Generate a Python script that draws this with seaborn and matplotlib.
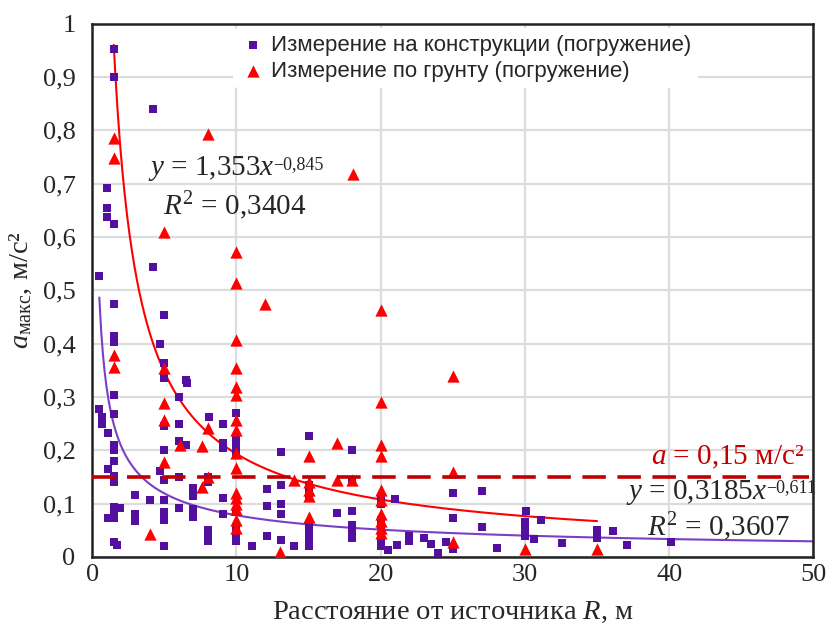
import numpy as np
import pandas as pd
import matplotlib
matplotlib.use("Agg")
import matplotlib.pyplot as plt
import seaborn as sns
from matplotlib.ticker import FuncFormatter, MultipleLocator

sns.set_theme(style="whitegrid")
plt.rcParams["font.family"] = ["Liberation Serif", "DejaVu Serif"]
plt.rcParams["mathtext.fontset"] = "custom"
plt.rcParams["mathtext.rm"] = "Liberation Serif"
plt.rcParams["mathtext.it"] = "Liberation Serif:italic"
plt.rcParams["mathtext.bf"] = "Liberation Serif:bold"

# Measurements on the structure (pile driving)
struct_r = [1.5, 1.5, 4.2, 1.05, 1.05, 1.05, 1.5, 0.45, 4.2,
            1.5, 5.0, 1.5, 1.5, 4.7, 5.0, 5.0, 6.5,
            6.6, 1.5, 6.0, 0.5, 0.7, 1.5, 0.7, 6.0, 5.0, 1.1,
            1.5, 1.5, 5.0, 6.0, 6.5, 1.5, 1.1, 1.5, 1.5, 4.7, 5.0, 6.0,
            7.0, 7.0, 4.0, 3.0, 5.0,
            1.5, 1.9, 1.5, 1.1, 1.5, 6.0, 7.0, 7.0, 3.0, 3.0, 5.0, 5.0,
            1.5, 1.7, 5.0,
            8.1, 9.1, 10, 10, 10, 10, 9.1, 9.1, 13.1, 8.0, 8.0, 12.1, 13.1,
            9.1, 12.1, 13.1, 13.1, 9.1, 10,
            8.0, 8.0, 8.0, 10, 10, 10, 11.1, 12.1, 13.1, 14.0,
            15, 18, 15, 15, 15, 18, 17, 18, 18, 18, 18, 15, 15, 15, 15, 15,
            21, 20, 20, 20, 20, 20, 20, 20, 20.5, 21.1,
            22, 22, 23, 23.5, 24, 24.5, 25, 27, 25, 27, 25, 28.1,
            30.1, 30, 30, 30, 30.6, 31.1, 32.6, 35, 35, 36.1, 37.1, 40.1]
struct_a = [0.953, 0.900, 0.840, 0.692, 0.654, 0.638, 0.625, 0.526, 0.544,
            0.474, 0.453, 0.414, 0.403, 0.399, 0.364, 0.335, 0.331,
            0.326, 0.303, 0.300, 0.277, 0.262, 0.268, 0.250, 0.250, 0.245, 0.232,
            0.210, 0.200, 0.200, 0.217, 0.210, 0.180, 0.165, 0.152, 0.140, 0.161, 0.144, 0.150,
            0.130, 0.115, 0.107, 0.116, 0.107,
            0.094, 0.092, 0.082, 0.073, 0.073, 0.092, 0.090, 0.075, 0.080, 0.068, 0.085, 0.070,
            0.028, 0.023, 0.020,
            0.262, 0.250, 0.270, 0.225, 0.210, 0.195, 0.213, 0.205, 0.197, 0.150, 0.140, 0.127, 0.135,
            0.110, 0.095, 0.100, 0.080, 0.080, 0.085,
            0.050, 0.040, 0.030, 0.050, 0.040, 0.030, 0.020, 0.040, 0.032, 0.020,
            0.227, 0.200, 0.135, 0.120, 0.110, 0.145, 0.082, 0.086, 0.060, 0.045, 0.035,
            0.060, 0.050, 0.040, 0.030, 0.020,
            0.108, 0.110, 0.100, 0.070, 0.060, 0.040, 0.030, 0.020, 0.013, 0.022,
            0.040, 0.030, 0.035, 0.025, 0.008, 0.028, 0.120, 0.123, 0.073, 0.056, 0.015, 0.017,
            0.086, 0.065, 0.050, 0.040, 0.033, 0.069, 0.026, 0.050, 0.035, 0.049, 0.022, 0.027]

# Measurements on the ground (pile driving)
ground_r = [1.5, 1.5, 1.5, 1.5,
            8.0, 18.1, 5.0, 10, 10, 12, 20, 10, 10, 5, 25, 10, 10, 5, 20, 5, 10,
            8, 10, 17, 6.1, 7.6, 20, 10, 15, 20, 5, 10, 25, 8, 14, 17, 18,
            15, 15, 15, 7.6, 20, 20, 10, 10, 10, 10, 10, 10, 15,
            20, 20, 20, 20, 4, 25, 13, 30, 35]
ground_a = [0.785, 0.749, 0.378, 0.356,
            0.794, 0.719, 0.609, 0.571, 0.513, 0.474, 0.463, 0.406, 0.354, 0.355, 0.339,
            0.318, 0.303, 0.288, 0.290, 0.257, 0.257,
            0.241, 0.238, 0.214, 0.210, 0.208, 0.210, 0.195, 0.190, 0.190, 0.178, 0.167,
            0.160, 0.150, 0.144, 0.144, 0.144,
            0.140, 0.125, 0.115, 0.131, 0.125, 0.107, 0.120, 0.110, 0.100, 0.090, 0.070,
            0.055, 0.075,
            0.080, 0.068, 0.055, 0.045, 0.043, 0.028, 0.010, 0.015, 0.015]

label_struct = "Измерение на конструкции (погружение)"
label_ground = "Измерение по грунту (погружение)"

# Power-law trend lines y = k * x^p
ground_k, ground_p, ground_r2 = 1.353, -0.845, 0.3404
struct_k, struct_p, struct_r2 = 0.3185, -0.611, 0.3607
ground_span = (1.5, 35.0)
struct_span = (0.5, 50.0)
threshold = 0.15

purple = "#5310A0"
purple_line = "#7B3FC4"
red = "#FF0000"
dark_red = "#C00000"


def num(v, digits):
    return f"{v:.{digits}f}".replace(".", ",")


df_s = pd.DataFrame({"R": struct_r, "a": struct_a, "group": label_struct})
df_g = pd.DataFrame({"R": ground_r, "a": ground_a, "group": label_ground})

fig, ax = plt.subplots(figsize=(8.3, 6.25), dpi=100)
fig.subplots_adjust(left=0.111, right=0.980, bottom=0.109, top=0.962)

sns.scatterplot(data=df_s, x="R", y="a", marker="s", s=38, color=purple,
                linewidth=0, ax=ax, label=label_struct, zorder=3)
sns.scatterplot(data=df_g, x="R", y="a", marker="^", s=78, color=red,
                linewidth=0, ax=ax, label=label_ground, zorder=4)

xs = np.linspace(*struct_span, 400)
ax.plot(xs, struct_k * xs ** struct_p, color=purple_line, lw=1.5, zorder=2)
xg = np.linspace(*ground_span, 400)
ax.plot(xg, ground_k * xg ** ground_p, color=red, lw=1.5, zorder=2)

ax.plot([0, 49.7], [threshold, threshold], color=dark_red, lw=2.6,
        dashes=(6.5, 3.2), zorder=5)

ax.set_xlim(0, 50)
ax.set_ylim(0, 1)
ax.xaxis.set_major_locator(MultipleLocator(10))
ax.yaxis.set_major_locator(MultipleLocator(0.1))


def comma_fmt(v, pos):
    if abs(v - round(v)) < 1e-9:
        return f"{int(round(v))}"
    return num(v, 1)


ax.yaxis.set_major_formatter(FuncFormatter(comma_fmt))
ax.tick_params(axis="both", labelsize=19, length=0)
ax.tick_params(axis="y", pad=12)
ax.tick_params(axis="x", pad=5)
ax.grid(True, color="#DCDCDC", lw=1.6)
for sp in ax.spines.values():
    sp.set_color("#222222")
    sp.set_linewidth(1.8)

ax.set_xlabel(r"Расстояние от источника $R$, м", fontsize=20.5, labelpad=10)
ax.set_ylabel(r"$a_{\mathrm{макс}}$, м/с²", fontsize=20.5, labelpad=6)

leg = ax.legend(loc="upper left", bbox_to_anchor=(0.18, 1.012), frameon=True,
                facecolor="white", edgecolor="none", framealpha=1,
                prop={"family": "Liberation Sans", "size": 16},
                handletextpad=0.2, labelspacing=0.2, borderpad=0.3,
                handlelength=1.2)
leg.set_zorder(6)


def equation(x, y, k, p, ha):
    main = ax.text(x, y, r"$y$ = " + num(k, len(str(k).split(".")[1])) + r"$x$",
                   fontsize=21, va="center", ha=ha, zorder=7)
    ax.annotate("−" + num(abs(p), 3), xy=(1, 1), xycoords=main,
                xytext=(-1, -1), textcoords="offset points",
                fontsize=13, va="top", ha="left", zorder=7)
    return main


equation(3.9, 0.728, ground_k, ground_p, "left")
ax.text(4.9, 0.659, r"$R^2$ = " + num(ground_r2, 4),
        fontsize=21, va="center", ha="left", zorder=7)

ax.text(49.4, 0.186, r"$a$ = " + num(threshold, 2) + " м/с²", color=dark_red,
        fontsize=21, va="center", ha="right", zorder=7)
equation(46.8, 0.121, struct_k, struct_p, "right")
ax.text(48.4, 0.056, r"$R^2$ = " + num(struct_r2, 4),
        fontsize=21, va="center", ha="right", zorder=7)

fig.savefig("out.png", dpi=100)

▶ [TASK TO CARRY OUT]:
Return exactly what appears from the opening line of the material through the line with "from matplotlib.ticker import", apart from the pictures.

▶ [RESPONSE TO THIS EXERCISE]:
Generate a Python script that draws this with seaborn and matplotlib.
import numpy as np
import pandas as pd
import matplotlib
matplotlib.use("Agg")
import matplotlib.pyplot as plt
import seaborn as sns
from matplotlib.ticker import FuncFormatter, MultipleLocator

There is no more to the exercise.